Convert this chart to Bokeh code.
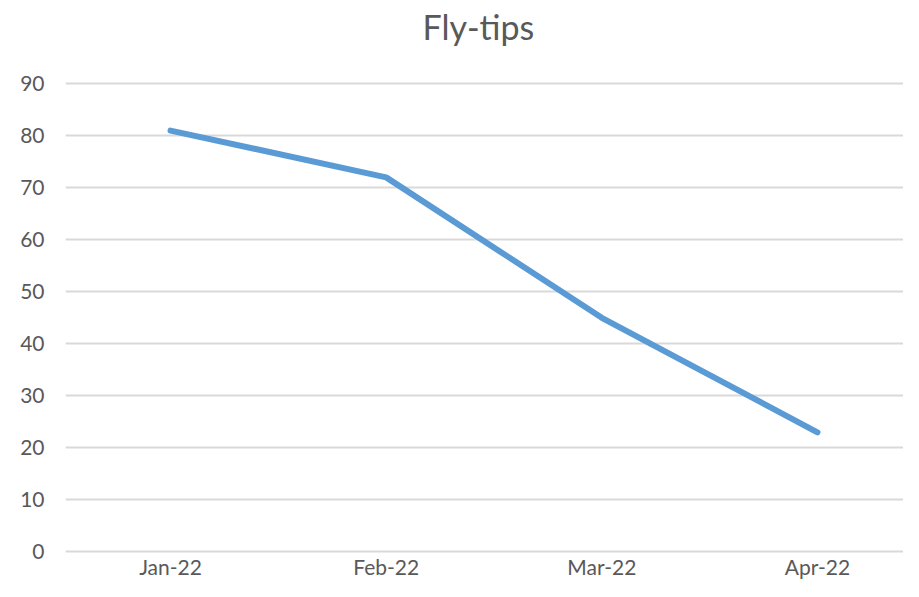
from bokeh.plotting import figure
from bokeh.models import Range1d, FixedTicker, Title
from bokeh.embed import file_html
from bokeh.resources import INLINE

months = ["Jan-22", "Feb-22", "Mar-22", "Apr-22"]
fly_tips = [81, 72, 45, 23]
y_ticks = [0, 10, 20, 30, 40, 50, 60, 70, 80, 90]
chart_title = "Fly-tips"

FONT = "Lato"
TXT = "#595959"

x_idx = list(range(len(months)))

p = figure(width=903, height=581, output_backend="svg", toolbar_location=None,
           x_range=Range1d(-0.487, 3.399), y_range=Range1d(-0.3, 91.2),
           title=chart_title,
           min_border_left=65, min_border_right=0, min_border_top=77, min_border_bottom=28)

p.line(x_idx, fly_tips, line_color="#5b9bd5", line_width=6,
       line_cap="round", line_join="round")

p.title.align = "left"
p.title.offset = 357
p.title.standoff = 0
p.title.text_font = FONT
p.title.text_font_size = "34px"
p.title.text_font_style = "normal"
p.title.text_color = TXT
# invisible spacer between the title and the plot frame
p.add_layout(Title(text=" ", text_font_size="1px", standoff=28), "above")

p.xaxis.ticker = FixedTicker(ticks=x_idx)
p.xaxis.major_label_overrides = {i: m for i, m in zip(x_idx, months)}
p.yaxis.ticker = FixedTicker(ticks=y_ticks)

for ax in (p.xaxis, p.yaxis):
    ax.axis_line_color = None
    ax.major_tick_line_color = None
    ax.minor_tick_line_color = None
    ax.major_tick_out = 0
    ax.major_tick_in = 0
    ax.minor_tick_out = 0
    ax.minor_tick_in = 0
    ax.major_label_text_font = FONT
    ax.major_label_text_font_size = "21px"
    ax.major_label_text_color = TXT
p.xaxis.major_label_standoff = 0
p.yaxis.major_label_standoff = 21

p.xgrid.grid_line_color = None
p.ygrid.grid_line_color = "#d9d9d9"
p.ygrid.grid_line_width = 2
p.outline_line_color = None

open("out.html", "w").write(file_html(p, INLINE))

**DESCRIPTION OF THE TASK:** Everything from the top line of the data down to and including the line with "from bokeh.resources import INLINE" is to be copied, except the pictures.

**FINAL RESULT:**
Convert this chart to Bokeh code.
from bokeh.plotting import figure
from bokeh.models import Range1d, FixedTicker, Title
from bokeh.embed import file_html
from bokeh.resources import INLINE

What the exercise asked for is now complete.